begin Dataset content
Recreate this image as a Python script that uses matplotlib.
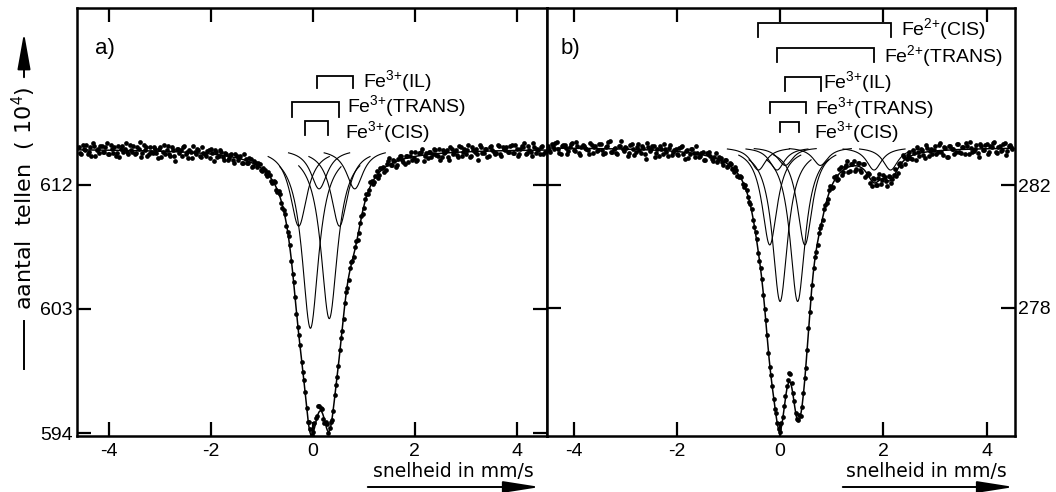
import numpy as np
import matplotlib
matplotlib.use("Agg")
import matplotlib.pyplot as plt

plt.rcParams['font.family'] = ['Liberation Sans', 'DejaVu Sans']
plt.rcParams['mathtext.fontset'] = 'custom'
plt.rcParams['mathtext.rm'] = 'Liberation Sans'
plt.rcParams['mathtext.default'] = 'rm'

W, H = 1056, 492

# panel a: fitted lines (position mm/s, depth in 10^4 counts, half width)
base_a = 614.6
pos_a = [-0.05, 0.32, -0.28, 0.52, 0.12, 0.82]
depth_a = [13.0, 12.3, 5.6, 5.6, 2.9, 2.9]
hwhm_a = [0.20, 0.20, 0.20, 0.20, 0.20, 0.20]

# panel b
base_b = 283.25
pos_b = [0.00, 0.34, -0.20, 0.48, 0.10, 0.78, -0.06, 1.82, -0.42, 2.14]
depth_b = [5.05, 5.05, 3.2, 3.2, 0.6, 0.6, 0.75, 0.75, 0.75, 0.75]
hwhm_b = [0.18] * 10

# measured counts, panel a, even channels (-4.60 ... 4.55 mm/s, step 0.05)
counts_a = [
    614.7, 614.2, 614.6, 614.9, 614.4, 614.1, 614.8, 614.5, 614.3, 614.8,
    614.4, 615.0, 614.2, 614.6, 614.7, 614.3, 614.0, 614.8, 614.6, 614.4,
    614.9, 614.4, 614.2, 614.7, 615.1, 614.3, 614.5, 614.1, 614.7, 614.3,
    614.6, 613.9, 614.7, 614.4, 614.2, 614.8, 614.1, 614.5, 613.7, 614.6,
    614.5, 614.7, 614.2, 613.9, 614.4, 614.8, 614.2, 614.5, 614.0, 614.3,
    614.1, 614.5, 614.6, 613.7, 614.4, 614.1, 614.4, 613.8, 614.2, 613.9,
    614.2, 613.6, 614.1, 614.0, 613.6, 614.2, 613.6, 613.9, 613.3, 613.7,
    613.3, 613.5, 613.0, 613.1, 612.6, 612.7, 612.1, 612.2, 611.5, 611.3,
    610.3, 609.9, 608.6, 607.6, 605.5, 603.9, 601.7, 600.4, 598.4, 597.0,
    594.8, 594.3, 594.1, 595.1, 596.0, 595.8, 595.0, 594.8, 594.0, 594.8,
    595.6, 597.5, 598.9, 600.9, 602.3, 604.2, 605.1, 606.4, 606.8, 607.9,
    608.5, 609.7, 610.3, 611.3, 611.6, 612.3, 612.2, 613.0, 612.7, 613.2,
    612.9, 613.5, 613.9, 613.4, 613.7, 613.4, 614.1, 613.8, 613.5, 614.1,
    614.1, 613.8, 614.4, 613.8, 614.3, 614.6, 614.1, 613.9, 614.4, 614.2,
    614.5, 614.1, 613.8, 614.5, 614.4, 614.0, 614.7, 614.2, 614.5, 614.0,
    614.7, 614.4, 614.2, 614.9, 614.1, 614.5, 614.6, 613.8, 614.7, 614.3,
    614.6, 614.1, 614.8, 614.4, 614.3, 614.8, 614.1, 614.6, 614.7, 614.4,
    614.9, 614.3, 614.6, 614.2, 614.8, 615.0, 614.3, 614.5, 614.1, 614.7,
    614.6, 614.2, 614.8, 614.4,
]

# panel a, odd channels (-4.575 ... 4.525 mm/s)
counts_a2 = [
    614.3, 614.9, 614.5, 614.2, 614.7, 615.0, 614.1, 614.6, 614.8, 614.4,
    614.7, 614.2, 614.9, 614.3, 614.1, 614.8, 614.6, 614.4, 615.0, 614.2,
    614.5, 614.8, 614.3, 614.6, 614.0, 614.9, 614.7, 614.2, 614.4, 614.7,
    614.3, 614.6, 614.0, 614.9, 614.5, 614.2, 614.7, 614.1, 614.6, 614.3,
    614.1, 614.8, 614.35, 614.5, 613.9, 614.4, 614.6, 614.1, 614.7, 614.2,
    614.45, 613.9, 614.3, 614.5, 614.0, 614.55, 614.0, 614.3, 613.8, 614.15,
    613.8, 614.25, 613.8, 614.1, 613.55, 613.85, 613.6, 613.85, 613.35, 613.55,
    613.55, 613.05, 613.2, 612.8, 612.9, 612.25, 612.25, 611.6, 611.55, 610.7,
    610.2, 609.0, 608.25, 606.45, 604.95, 602.65, 601.15, 599.15, 597.85, 595.8,
    594.8, 593.9, 594.75, 595.25, 596.0, 595.75, 594.75, 594.65, 594.4, 594.95,
    596.75, 598.05, 600.05, 601.4, 603.4, 604.5, 605.95, 606.45, 607.5, 608.0,
    609.25, 609.85, 611.0, 611.3, 612.2, 612.05, 612.65, 612.5, 613.2, 613.25,
    613.05, 613.7, 613.45, 613.8, 613.25, 613.85, 614.1, 613.65, 614.1, 613.65,
    614.4, 613.9, 613.75, 614.3, 614.4, 613.75, 614.3, 614.4, 614.0, 614.6,
    614.15, 614.6, 614.0, 614.3, 614.5, 613.8, 614.6, 614.4, 614.15, 614.8,
    614.1, 614.6, 614.5, 614.0, 614.7, 614.4, 614.2, 614.9, 614.3, 614.6,
    614.0, 614.7, 614.5, 614.25, 614.9, 614.2, 614.7, 614.5, 614.4, 614.8,
    614.3, 614.9, 614.1, 614.6, 614.7, 614.2, 614.8, 614.4, 615.0, 614.3,
    614.5, 614.7, 614.2,
]

# measured counts, panel b, even channels (-4.50 ... 4.50 mm/s, step 0.05)
counts_b = [
    283.27, 283.10, 283.30, 283.37, 283.19, 283.04, 283.32, 283.23, 283.12, 283.35,
    283.15, 283.41, 283.06, 283.25, 283.30, 283.19, 283.01, 283.32, 283.26, 283.12,
    283.36, 283.16, 283.07, 283.27, 283.44, 283.09, 283.22, 283.03, 283.30, 283.18,
    283.26, 282.96, 283.31, 283.18, 283.10, 283.35, 283.06, 283.22, 282.86, 283.25,
    283.18, 283.29, 283.06, 282.97, 283.20, 283.35, 283.08, 283.22, 282.98, 283.14,
    283.03, 283.22, 283.28, 282.87, 283.14, 283.03, 283.20, 282.92, 283.07, 282.95,
    283.10, 282.83, 283.04, 282.96, 282.81, 283.06, 282.82, 282.88, 282.65, 282.83,
    282.63, 282.70, 282.44, 282.50, 282.27, 282.26, 281.95, 281.86, 281.46, 281.24,
    280.64, 280.23, 279.52, 278.93, 277.94, 277.09, 276.06, 275.43, 274.67, 274.22,
    273.92, 274.42, 275.11, 275.63, 275.84, 275.21, 274.54, 274.33, 274.45, 275.21,
    276.03, 277.33, 278.31, 279.30, 279.81, 280.44, 280.70, 281.21, 281.42, 281.86,
    281.90, 282.27, 282.18, 282.54, 282.35, 282.61, 282.78, 282.47, 282.69, 282.46,
    282.74, 282.51, 282.71, 282.26, 282.39, 282.07, 282.24, 282.02, 282.23, 282.03,
    282.33, 282.14, 282.32, 282.06, 282.35, 282.29, 282.70, 282.64, 282.94, 282.85,
    283.10, 282.85, 283.06, 283.24, 282.96, 283.15, 282.89, 283.21, 283.13, 283.01,
    283.27, 283.08, 283.38, 283.00, 283.21, 282.93, 283.27, 283.19, 283.09, 283.34,
    283.05, 283.25, 283.38, 283.02, 283.22, 283.13, 283.32, 282.94, 283.28, 283.17,
    283.36, 283.10, 283.25, 283.42, 283.07, 283.30, 283.16, 283.39, 283.13, 283.33,
    283.19,
]

# panel b, odd channels (-4.475 ... 4.475 mm/s)
counts_b2 = [
    283.14, 283.36, 283.19, 283.42, 283.07, 283.28, 283.33, 283.02, 283.24, 283.37,
    283.11, 283.28, 282.99, 283.33, 283.22, 283.15, 283.39, 283.07, 283.29, 283.16,
    283.35, 283.03, 283.24, 283.42, 283.10, 283.19, 283.05, 283.29, 283.45, 283.12,
    283.23, 283.06, 283.35, 282.98, 283.25, 283.15, 283.30, 283.01, 283.37, 283.11,
    283.27, 282.91, 283.18, 283.29, 283.03, 283.20, 282.95, 283.31, 283.09, 283.20,
    282.98, 283.26, 283.03, 283.12, 282.88, 283.18, 283.06, 283.27, 282.92, 283.07,
    282.84, 283.06, 283.09, 282.85, 282.93, 282.76, 282.94, 282.75, 282.83, 282.60,
    282.73, 282.52, 282.60, 282.31, 282.32, 282.05, 282.00, 281.62, 281.40, 280.85,
    280.48, 279.80, 279.29, 278.40, 277.59, 276.51, 275.81, 275.01, 274.54, 274.03,
    274.23, 274.79, 275.44, 275.86, 275.53, 274.93, 274.35, 274.49, 274.76, 275.71,
    276.60, 277.87, 278.75, 279.64, 280.06, 280.62, 280.85, 281.37, 281.54, 281.97,
    281.95, 282.31, 282.20, 282.59, 282.42, 282.68, 282.42, 282.69, 282.78, 282.54,
    282.73, 282.43, 282.69, 282.33, 282.36, 281.99, 282.22, 282.00, 282.37, 282.16,
    282.28, 281.97, 282.28, 282.20, 282.53, 282.40, 282.72, 282.98, 282.71, 283.00,
    282.89, 283.14, 282.82, 283.08, 283.19, 282.99, 283.33, 282.95, 283.18, 283.14,
    283.02, 283.32, 283.09, 283.25, 282.94, 283.30, 283.19, 283.04, 283.36, 283.09,
    283.24, 283.01, 283.30, 283.43, 283.10, 283.20, 283.05, 283.35, 283.15, 283.31,
    283.01, 283.28, 283.40, 283.08, 283.25, 283.13, 283.36, 282.99, 283.30, 283.24,
]

# brackets: (left, right, top, leg bottom, label)
brackets_a = [
    (0.07, 0.79, 619.9, 618.97, r'Fe$^{3{+}}$(IL)'),
    (-0.42, 0.52, 618.0, 616.9, r'Fe$^{3{+}}$(TRANS)'),
    (-0.16, 0.30, 616.6, 615.6, r'Fe$^{3{+}}$(CIS)'),
]
label_xy_a = [(0.98, 619.05), (0.66, 617.25), (0.63, 615.35)]

brackets_b = [
    (-0.42, 2.14, 287.3, 286.86, r'Fe$^{2{+}}$(CIS)'),
    (-0.06, 1.82, 286.48, 286.05, r'Fe$^{2{+}}$(TRANS)'),
    (0.10, 0.79, 285.54, 285.10, r'Fe$^{3{+}}$(IL)'),
    (-0.19, 0.50, 284.74, 284.36, r'Fe$^{3{+}}$(TRANS)'),
    (0.00, 0.36, 284.08, 283.76, r'Fe$^{3{+}}$(CIS)'),
]
label_xy_b = [(2.34, 286.9), (2.01, 286.02), (0.84, 285.17), (0.68, 284.34), (0.66, 283.55)]

xticks = [-4, -2, 0, 2, 4]
xticklabels = ['-4', '-2', '0', '2', '4']
yticks_a = [594, 603, 612]
yticks_b = [278, 282]


def lorentz(x, p, d, g):
    return d / (1 + ((x - p) / g) ** 2)


def spectrum(x, base, pos, depth, hwhm):
    y = np.full_like(x, base, dtype=float)
    for p, d, g in zip(pos, depth, hwhm):
        y -= lorentz(x, p, d, g)
    return y


def draw_panel(ax, xlim, ylim, base, pos, depth, hwhm, xd, yd, brackets, label_xy):
    xs = np.linspace(xlim[0], xlim[1], 1500)
    ax.plot(xd, yd, 'o', color='black', ms=3.4, mew=0, zorder=3)
    ax.plot(xs, spectrum(xs, base, pos, depth, hwhm), color='black', lw=1.1, zorder=4)
    for p, d, g in zip(pos, depth, hwhm):
        xc = np.linspace(p - 0.6, p + 0.6, 200)
        ax.plot(xc, base - lorentz(xc, p, d, g), color='black', lw=0.8, zorder=2)
    for (x0, x1, top, bot, lab), (lx, ly) in zip(brackets, label_xy):
        ax.plot([x0, x0, x1, x1], [bot, top, top, bot], color='black', lw=1.3,
                solid_joinstyle='miter')
        ax.text(lx, ly, lab, fontsize=14, va='baseline', ha='left')
    ax.set_xlim(*xlim)
    ax.set_ylim(*ylim)
    ax.set_xticks(xticks)
    ax.set_xticklabels(xticklabels)
    ax.tick_params(axis='both', direction='in', length=10, width=1.6, labelsize=14,
                   top=True, bottom=True, left=True, right=True)
    ax.tick_params(axis='x', pad=5)
    ax.tick_params(axis='y', pad=3)
    for s in ax.spines.values():
        s.set_linewidth(1.8)


# channel velocities of both halves
xd_a = np.concatenate([np.arange(-4.60, 4.56, 0.05), np.arange(-4.575, 4.54, 0.05)])
xd_b = np.concatenate([np.arange(-4.50, 4.52, 0.05), np.arange(-4.475, 4.49, 0.05)])
yd_a = counts_a + counts_a2
yd_b = counts_b + counts_b2

fig = plt.figure(figsize=(W / 100, H / 100), dpi=100)
ax_a = fig.add_axes([76.7 / W, 56 / H, 470 / W, 428 / H])
ax_b = fig.add_axes([546.7 / W, 56 / H, 468.3 / W, 428 / H])

draw_panel(ax_a, (-4.64, 4.59), (593.8, 624.8), base_a, pos_a, depth_a, hwhm_a,
           xd_a, yd_a, brackets_a, label_xy_a)
draw_panel(ax_b, (-4.52, 4.55), (273.8, 287.8), base_b, pos_b, depth_b, hwhm_b,
           xd_b, yd_b, brackets_b, label_xy_b)
ax_a.set_yticks(yticks_a)
ax_b.set_yticks(yticks_b)
ax_b.tick_params(axis='y', labelleft=False, labelright=True, pad=2)

ax_a.text(0.04, 0.905, 'a)', transform=ax_a.transAxes, fontsize=16, va='center')
ax_b.text(0.03, 0.905, 'b)', transform=ax_b.transAxes, fontsize=16, va='center')


def fx(px):
    return px / W


def fy(py):
    return 1 - py / H


# x axis captions with arrows
for x0, x1, xt in [(365, 543, 373), (840, 1017, 846)]:
    fig.text(fx(xt), fy(477), 'snelheid in mm/s', fontsize=13.5,
             family='DejaVu Sans', va='baseline', ha='left')
    fig.add_artist(matplotlib.patches.FancyArrowPatch(
        (fx(x0), fy(487)), (fx(x1), fy(487)), transform=fig.transFigure,
        arrowstyle='-|>,head_length=1.4,head_width=0.22', mutation_scale=16,
        lw=1.4, color='black'))

# y axis caption
fig.text(fx(24), fy(198), 'aantal  tellen  ( 10$^4$)', rotation=90, fontsize=16,
         family='DejaVu Sans', va='center', ha='center')
fig.add_artist(matplotlib.lines.Line2D([fx(24), fx(24)], [fy(369), fy(321)],
                                       transform=fig.transFigure, color='black', lw=1.4))
fig.add_artist(matplotlib.patches.FancyArrowPatch(
    (fx(24), fy(80)), (fx(24), fy(30)), transform=fig.transFigure,
    arrowstyle='-|>,head_length=1.4,head_width=0.25', mutation_scale=16,
    lw=1.4, color='black'))

fig.savefig('out.png', dpi=100)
end Dataset content
**Instruction**.
Extract every line containing the string "matplotlib" from the material.

**The output**.
Recreate this image as a Python script that uses matplotlib.
import matplotlib
matplotlib.use("Agg")
import matplotlib.pyplot as plt
    fig.add_artist(matplotlib.patches.FancyArrowPatch(
fig.add_artist(matplotlib.lines.Line2D([fx(24), fx(24)], [fy(369), fy(321)],
fig.add_artist(matplotlib.patches.FancyArrowPatch(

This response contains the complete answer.